The emergency call came in from the Los Angeles Zoo. An emperor tamarin monkey was in heart failure.
As she approached the distressed animal with direct eye contact, Barbara Natterson-Horowitz, a cardiologist from UCLA Medical Center and the zoo’s cardiac consultant, was warned by the zoo veterinarian to back off.
Approaching the primate that way, she was cautioned, could cause the primate to suffer “capture myopathy,” a sudden-death condition.
Even with all her medical education and experience, Natterson-Horowitz was unaware of the condition. But through research, she soon discovered a similar ailment existed in humans, called Takotsubo cardiomyopathy—a sudden, heart-stopping fright reaction.
That discovery prompted her and co-author Kathyrn Bowers to write Zoobiquity: The Astonishing Connection Between Human and Animal Health, a bestseller about how humans and animals share a common genetic blueprint that makes the species more alike, health-wise, than people might know.
Zoobiquity, which explores how animal and human similarities can be used to diagnose, treat and heal patients of all species, has been chosen as Case Western Reserve University’s 2014 common reading selection for first-year undergraduates.
Each year, CWRU’s common reading book serves as a basis for programs and discussions for first-year students—beginning at orientation and continuing through fall semester. Incoming students receive the book to read during the summer.

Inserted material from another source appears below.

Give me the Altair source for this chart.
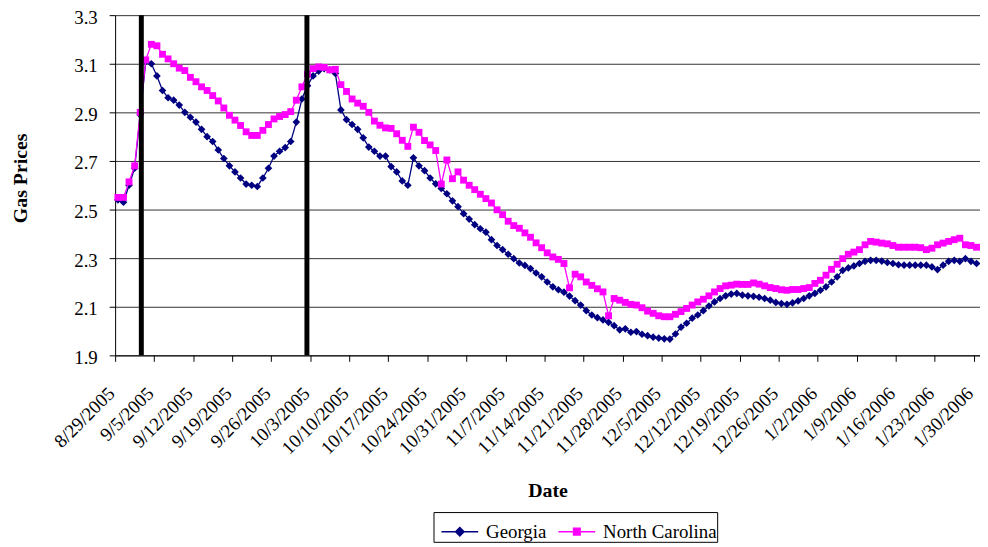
import altair as alt
import pandas as pd

# ---------------- data ----------------
georgia = [
    2.54, 2.53, 2.60, 2.67, 2.89, 3.11, 3.10, 3.05, 2.99, 2.96,
    2.95, 2.93, 2.90, 2.88, 2.86, 2.83, 2.80, 2.78, 2.745, 2.71,
    2.68, 2.655, 2.63, 2.605, 2.60, 2.595, 2.63, 2.67, 2.72, 2.74,
    2.755, 2.78, 2.86, 2.955, 3.01, 3.05, 3.07, 3.08, 3.075, 3.06,
    2.91, 2.87, 2.85, 2.83, 2.795, 2.757, 2.74, 2.72, 2.72, 2.677,
    2.655, 2.618, 2.60, 2.713, 2.68, 2.66, 2.63, 2.606, 2.587, 2.565,
    2.536, 2.512, 2.483, 2.461, 2.438, 2.421, 2.407, 2.376, 2.352, 2.335,
    2.316, 2.298, 2.28, 2.27, 2.257, 2.239, 2.223, 2.202, 2.182, 2.17,
    2.16, 2.144, 2.125, 2.107, 2.084, 2.066, 2.055, 2.046, 2.036, 2.022,
    2.005, 2.009, 1.995, 1.998, 1.987, 1.981, 1.975, 1.971, 1.968, 1.967,
    1.988, 2.016, 2.032, 2.053, 2.066, 2.084, 2.103, 2.12, 2.134, 2.145,
    2.152, 2.155, 2.148, 2.145, 2.143, 2.139, 2.134, 2.127, 2.118, 2.113,
    2.11, 2.116, 2.124, 2.134, 2.145, 2.155, 2.168, 2.182, 2.202, 2.223,
    2.25, 2.26, 2.268, 2.278, 2.287, 2.291, 2.291, 2.288, 2.282, 2.278,
    2.273, 2.271, 2.271, 2.271, 2.271, 2.271, 2.264, 2.253, 2.271, 2.287,
    2.291, 2.287, 2.298, 2.287, 2.278,
]
north_carolina = [
    2.55, 2.55, 2.614, 2.68, 2.90, 3.116, 3.18, 3.174, 3.139, 3.12,
    3.10, 3.082, 3.072, 3.044, 3.026, 3.005, 2.99, 2.969, 2.947, 2.918,
    2.888, 2.868, 2.846, 2.82, 2.805, 2.805, 2.826, 2.85, 2.873, 2.883,
    2.891, 2.903, 2.95, 3.005, 3.057, 3.08, 3.087, 3.085, 3.075, 3.077,
    3.014, 2.986, 2.955, 2.938, 2.925, 2.90, 2.864, 2.847, 2.836, 2.834,
    2.812, 2.785, 2.76, 2.839, 2.818, 2.784, 2.766, 2.743, 2.605, 2.704,
    2.627, 2.655, 2.621, 2.60, 2.582, 2.563, 2.545, 2.527, 2.499, 2.479,
    2.452, 2.434, 2.423, 2.404, 2.386, 2.363, 2.343, 2.322, 2.305, 2.295,
    2.278, 2.178, 2.234, 2.223, 2.202, 2.188, 2.174, 2.161, 2.063, 2.134,
    2.127, 2.118, 2.11, 2.107, 2.096, 2.082, 2.073, 2.063, 2.059, 2.059,
    2.069, 2.08, 2.093, 2.107, 2.12, 2.131, 2.145, 2.161, 2.175, 2.186,
    2.189, 2.193, 2.192, 2.192, 2.198, 2.193, 2.186, 2.179, 2.175, 2.17,
    2.168, 2.171, 2.171, 2.175, 2.179, 2.196, 2.209, 2.23, 2.254, 2.275,
    2.298, 2.316, 2.325, 2.335, 2.355, 2.369, 2.366, 2.362, 2.359, 2.352,
    2.345, 2.345, 2.345, 2.345, 2.343, 2.335, 2.341, 2.355, 2.362, 2.369,
    2.376, 2.382, 2.355, 2.352, 2.345,
]
series_names = ["Georgia", "North Carolina"]
series_colors = ["#000080", "#FF00FF"]
series_shapes = ["diamond", "square"]
series_sizes = [60, 48]
# days since 8/29/2005 (start of day) of the two black markers
event_days = [4.7, 34.4]
event_low = [1.9, 1.9]
event_high = [3.3, 3.3]
tick_labels = [
    "8/29/2005", "9/5/2005", "9/12/2005", "9/19/2005", "9/26/2005",
    "10/3/2005", "10/10/2005", "10/17/2005", "10/24/2005", "10/31/2005",
    "11/7/2005", "11/14/2005", "11/21/2005", "11/28/2005", "12/5/2005",
    "12/12/2005", "12/19/2005", "12/26/2005", "1/2/2006", "1/9/2006",
    "1/16/2006", "1/23/2006", "1/30/2006",
]
y_ticks = [1.9, 2.1, 2.3, 2.5, 2.7, 2.9, 3.1, 3.3]
x_end_day = 155.12

# ---------------- tables ----------------
n = len(georgia)
df = pd.DataFrame({
    "day": [i + 0.5 for i in range(n)] * 2,
    "series": [series_names[0]] * n + [series_names[1]] * n,
    "price": georgia + north_carolina,
})
events = pd.DataFrame({
    "day": event_days,
    "low": event_low,
    "high": event_high,
})
tick_days = [7 * i for i in range(len(tick_labels))]
label_expr = "[" + ",".join("'%s'" % t for t in tick_labels) + "][round(datum.value / 7)]"

FONT = "Liberation Serif"

x_enc = alt.X(
    "day:Q",
    scale=alt.Scale(domain=[0, x_end_day], nice=False, zero=False),
    axis=alt.Axis(
        values=tick_days,
        tickCount=40,
        labelExpr=label_expr,
        labelAngle=-45,
        labelAlign="right",
        labelBaseline="middle",
        labelPadding=29,
        labelOffset=-4,
        labelOverlap=False,
        labelFlush=False,
        labelBound=False,
        labelFont=FONT,
        labelFontSize=19,
        tickSize=6,
        grid=False,
        title="Date",
        titleBaseline="alphabetic",
        titleY=142,
    ),
)
y_enc = alt.Y(
    "price:Q",
    scale=alt.Scale(domain=[1.9, 3.3], nice=False, zero=False),
    axis=alt.Axis(
        values=y_ticks,
        tickCount=20,
        format=".1f",
        tickSize=6,
        labelPadding=12,
        labelOffset=2,
        labelFont=FONT,
        labelFontSize=19,
        grid=True,
        gridColor="#333333",
        gridWidth=1,
        title="Gas Prices",
        titleAngle=270,
        titleBaseline="alphabetic",
        titleX=-89,
        titleY=164,
    ),
)

base = alt.Chart(df)

# legend (drawn from the series scales only; no visible marks)
legend_paths = [
    "M-0.62,0L1.38,0M0.38,-0.23L0.61,0L0.38,0.23L0.15,0Z",
    "M-0.62,0L1.38,0M0.2,-0.18L0.56,-0.18L0.56,0.18L0.2,0.18Z",
]
leg = alt.Legend(
    orient="none", legendX=321, legendY=501, direction="horizontal", title=None,
    strokeColor="black", fillColor="white", padding=0,
    symbolSize=1369, symbolStrokeWidth=1.5, labelOffset=14, columnPadding=4,
    labelFont=FONT, labelFontSize=19, labelColor="black",
)
legend_layer = base.mark_point(filled=True, opacity=1).encode(
    x=x_enc, y=y_enc,
    color=alt.Color("series:N", scale=alt.Scale(domain=series_names, range=series_colors), legend=leg),
    stroke=alt.Stroke("series:N", scale=alt.Scale(domain=series_names, range=series_colors), legend=leg),
    shape=alt.Shape("series:N", scale=alt.Scale(domain=series_names, range=legend_paths), legend=leg),
).transform_filter("false")

layers = [legend_layer]
for name, col, shp, sz in zip(series_names, series_colors, series_shapes, series_sizes):
    sub = base.transform_filter(alt.datum.series == name)
    layers.append(sub.mark_line(color=col, strokeWidth=1.3).encode(x=x_enc, y=y_enc))
    layers.append(sub.mark_point(color=col, shape=shp, size=sz, filled=True, opacity=1).encode(x=x_enc, y=y_enc))

bars = alt.Chart(events).mark_rule(color="black", strokeWidth=5, strokeCap="butt").encode(
    x=alt.X("day:Q"),
    y=alt.Y("low:Q"),
    y2="high:Q",
)
layers.append(bars)

chart = alt.layer(*layers).properties(
    width=872,
    height=343,
    autosize=alt.AutoSizeParams(type="none"),
    padding={"left": 108, "top": 5, "right": 0, "bottom": 191},
    background="white",
).configure_view(stroke=None).configure_axis(
    labelFont=FONT, titleFont=FONT, labelFontSize=19, titleFontSize=20,
    titleFontWeight="bold", labelColor="black", titleColor="black",
    domainColor="black", tickColor="black", domainWidth=1, tickWidth=1,
)

chart.save("out.html", embed_options={"renderer": "svg", "actions": False})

Natterson-Horowitz, the Elaine G. Hadden Distinguished Visiting Author, will discuss the book during fall convocation, the official opening of the 2014-15 academic year, in Severance Hall on Wednesday, Aug. 27, at 4:30 p.m.
Bowers, a fellow at the New America Foundation in Washington, D.C., and an associate editor of Zócalo Public Square, a Los Angeles-based online idea exchange, also will lead a private discussion with students and others from campus in a prior event.
Timothy Beal, the Florence Harkness Professor of Religion and chair of the common reading program, believes Zoobiquity raises important questions, such as: “What does it mean to be human? To be animal? How are they different? How the same? What can we learn from each other?”
The potential to stimulate cross-campus discussions and engage students and faculty, from biomedical engineers to philosophers, makes the book an ideal common reading selection, Beal said.
“Drawing on the latest in medical and veterinary science—as well as evolutionary and molecular biology—Zoobiquity proposes an integrated, interdisciplinary approach to physical and behavioral health, including cardiology, gastroenterology, pediatrics, psychiatry and many other sub-specialties,” according to the book’s description.
After her experience with the tamarin, Natterson-Horowitz began investigating whether animals and humans shared other diseases.
She found jaguars can get breast cancer from the BRCA1 gene that affects many Jews of Ashkenazi decent.
That rhinos can contract leukemia.
And penguins and buffalo can suffer from melanoma…the list goes on.
“It was frankly humbling,” writes Natterson-Horowitz, “and I started to see my role as a physician in a whole new way.”
Understanding animal-human health connections offers many benefits, from learning more about our poor physical and emotional wellbeing to how we parent our young.
The book is a New York Times bestseller, a Discover Magazine Best Book of 2012, the China Times 2013 Best Book for Translated Title and a finalist in the prestigious AAAS/Subaru SB&F Prize for Excellence in Science Books.
As Publishers Weekly wrote: “After finishing (the book), you’re guaranteed to never look at your dog, cat, or any other animal in the same way.”